Mr. Miller, the Applicon marketing director, believes the computer is behind the speedup. ''We can investigate alternatives, models, on the computer, so we can turn out products much, much quicker than before.''
Mr. Griffin says the shorter product life trickles down to almost every business except commodities, such as grains and ores. Russell Craig, an associate in the Boston office of the consulting firm McKinsey & Co., disagrees.
''It's very, very situational,'' Mr. Craig says. ''I'm not convinced it's the case overall. Some industries haven't changed in years - like tires.'' But, he says, ''The basic trend of new technology and things happening to compress (product) design . . . reduce the time to get new products through and out to market.''
Mr. Craig says it's possible for some companies to deal effectively with the constant flux. He theorizes it ought to be easier for semiconductor manufacturers to manage change ''because everyone knows what's coming in technology.'' The object is to make a chip with more memory, and it's a question of who can get there first, he says.
In the video-game industry, on the other hand, the object is apparently less clear. Manufacturers are dealing with a lot of unknowns - including a consumer market that's not sure it knows what it wants.
''(Video game) companies are incorporating new technologies at a rapid rate, trying to get the segment of the market that is feature sensitive,'' Craig explains. ''And (companies) are cutting prices rapidly to extend the price-sensitive part of the market and make it bigger.'' That brings on ''a rapid obsolescence of products.''
A faster product pace means change for everyone in the business chain - from supplier, to manufacturer, to retailer, to customer.
For suppliers and manufacturers, it means ''keeping far less inventory on hand at all stages of the production process,'' Griffin says, because companies can't afford to be stuck with inventory that doesn't apply to new products.

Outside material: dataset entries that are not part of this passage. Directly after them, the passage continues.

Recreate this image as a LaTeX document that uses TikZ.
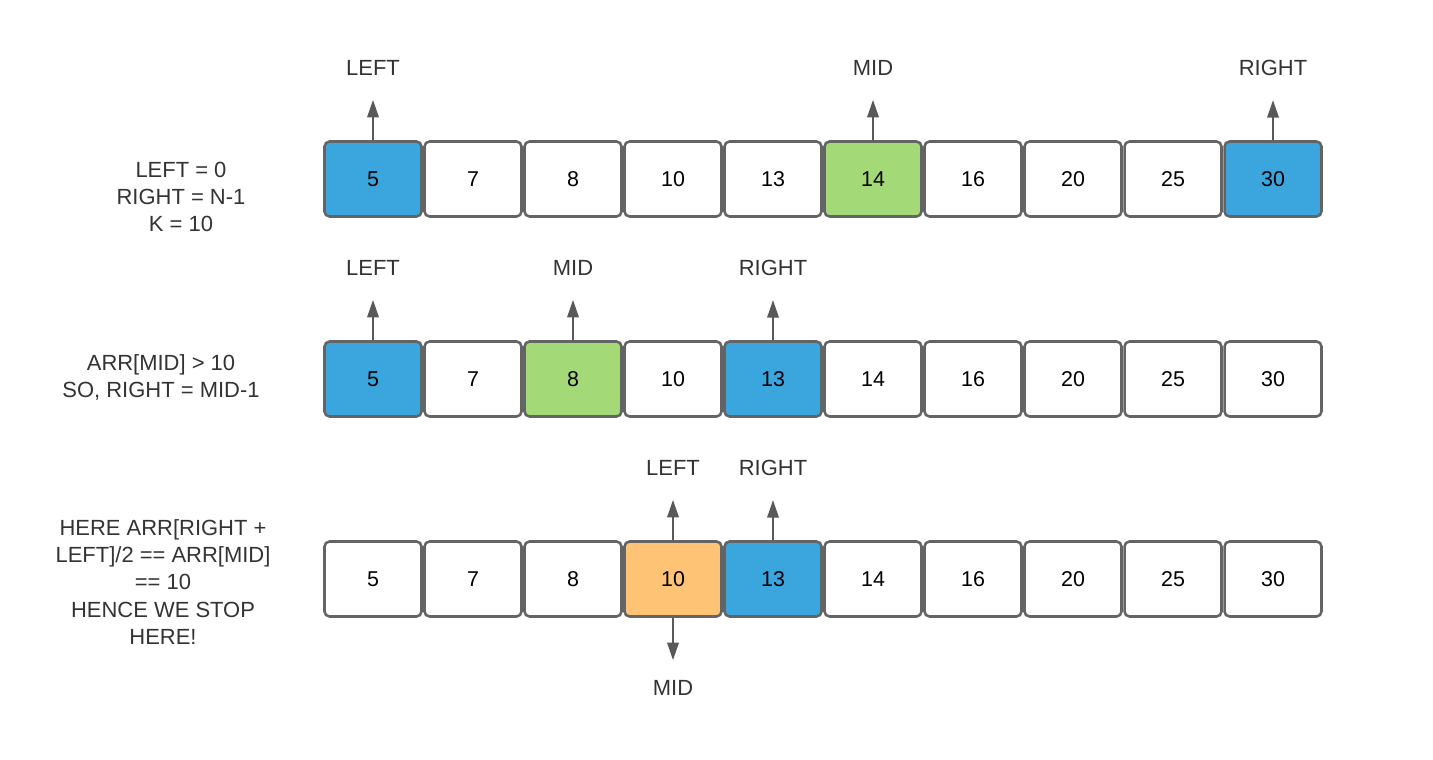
\documentclass[tikz,border=0pt]{standalone}
\usepackage{fontspec}
\setmainfont{Liberation Sans}
\usetikzlibrary{positioning}
\usetikzlibrary{arrows.meta}

\definecolor{cellblue}{HTML}{3AA6DD}
\definecolor{cellgreen}{HTML}{A3D977}
\definecolor{cellorange}{HTML}{FFC375}
\definecolor{cellline}{HTML}{646464}
\definecolor{ptrgray}{HTML}{595959}
\definecolor{txtgray}{HTML}{333333}

\tikzset{
    cell/.style    = {draw=cellline, line width=1.45pt, rounded corners=0.1cm,
                      minimum width=1.94cm, minimum height=1.5cm, inner sep=0pt,
                      font=\fontsize{12.2}{15}\selectfont, text=black},
    tag/.style     = {inner sep=0pt, text=txtgray, font=\fontsize{12.5}{15}\selectfont},
    note/.style    = {inner sep=0pt, text=txtgray, align=center,
                      font=\fontsize{12.5}{15.4}\selectfont},
    ptr/.style     = {draw=ptrgray, line width=1.1pt,
                      -{Triangle[width=0.23cm, length=0.35cm]}},
}

\begin{document}
\begin{tikzpicture}[x=0.02cm, y=-0.02cm]
    \useasboundingbox (0,0) rectangle (1433,760);

    % the three rows of the array
    \foreach \v/\c [count=\i from 0] in {5/cellblue,7/white,8/white,10/white,13/white,
                                         14/cellgreen,16/white,20/white,25/white,30/cellblue}
        \node[cell, fill=\c] (a\i) at (373+100*\i,179) {\v};
    \foreach \v/\c [count=\i from 0] in {5/cellblue,7/white,8/cellgreen,10/white,13/cellblue,
                                         14/white,16/white,20/white,25/white,30/white}
        \node[cell, fill=\c] (b\i) at (373+100*\i,379) {\v};
    \foreach \v/\c [count=\i from 0] in {5/white,7/white,8/white,10/cellorange,13/cellblue,
                                         14/white,16/white,20/white,25/white,30/white}
        \node[cell, fill=\c] (c\i) at (373+100*\i,579) {\v};

    % pointer labels
    \node[tag] (aleft)  at (373,68)  {LEFT};
    \node[tag] (amid)   at (873,68)  {MID};
    \node[tag] (aright) at (1273,68) {RIGHT};
    \node[tag] (bleft)  at (373,268) {LEFT};
    \node[tag] (bmid)   at (573,268) {MID};
    \node[tag] (bright) at (773,268) {RIGHT};
    \node[tag] (cleft)  at (673,468) {LEFT};
    \node[tag] (cright) at (773,468) {RIGHT};
    \node[tag] (cmid)   at (673,688) {MID};

    \draw[ptr, shorten >=0.48cm] (a0.north) -- (aleft.south);
    \draw[ptr, shorten >=0.48cm] (a5.north) -- (amid.south);
    \draw[ptr, shorten >=0.48cm] (a9.north) -- (aright.south);
    \draw[ptr, shorten >=0.48cm] (b0.north) -- (bleft.south);
    \draw[ptr, shorten >=0.48cm] (b2.north) -- (bmid.south);
    \draw[ptr, shorten >=0.48cm] (b4.north) -- (bright.south);
    \draw[ptr, shorten >=0.48cm] (c3.north) -- (cleft.south);
    \draw[ptr, shorten >=0.48cm] (c4.north) -- (cright.south);
    \draw[ptr, shorten >=0.4cm]  (c3.south) -- (cmid.north);

    % notes on the left
    \node[note] (anote) at (181,197) {LEFT = 0\\RIGHT = N-1\\K = 10};
    \node[note] (bnote) at (161,377) {ARR[MID] > 10\\SO, RIGHT = MID-1};
    \node[note] (cnote) at (163,582) {HERE ARR[RIGHT +\\LEFT]/2 == ARR[MID]\\== 10\\HENCE WE STOP\\HERE!};
\end{tikzpicture}
\end{document}
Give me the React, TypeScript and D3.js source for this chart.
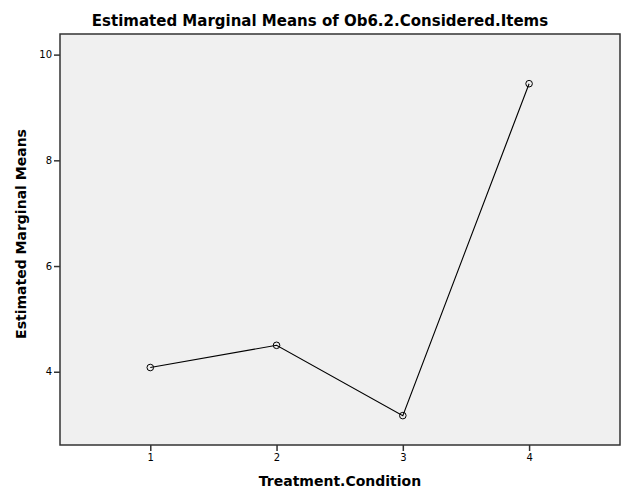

Flexible manufacturing - computer-controlled manufacturing that gives factory machines the ability to switch rapidly from one kind of product to another - will become more common. Applicon, which makes computers used in flexible manufacturing, forecasts a 50 to 60 percent sales growth this year.
For retailers, it means being able to predict product life cycles with more accuracy. Herbert Kline, president of Markline Inc., a Waltham, Mass., firm that sold some $18 million worth of consumer electronics through two stores and a catalog last year, talks gratefully about a computer software program that gives Markline the power to project orders fairly accurately.
''We can analyze early returns from catalog orders almost like election results,'' Mr. Kline says. ''Within two weeks after the catalog hits, we know what our needs will be throughout the fall season. If we didn't have that, we'd be like most other retailers, hoping on a wing and a prayer.''
And customers don't want to be left behind either. They ''are looking for a commitment from a company to provide product upgradability,'' comments James Bast, president of Dictaphone Corporation, an office-products subsidiary of Pitney-Bowes. That means making new products that can use the software run on old ones, and it means keeping operating procedures for products consistent, he says.
Dictaphone customers like the trade-in and leasing arrangements that allow them to take advantage of the company's new products and features, Mr. Bast says. But the company needs to stay on its toes. Customers, especially large companies, ''are becoming much more knowledgeable'' about the alternatives on the market, he says.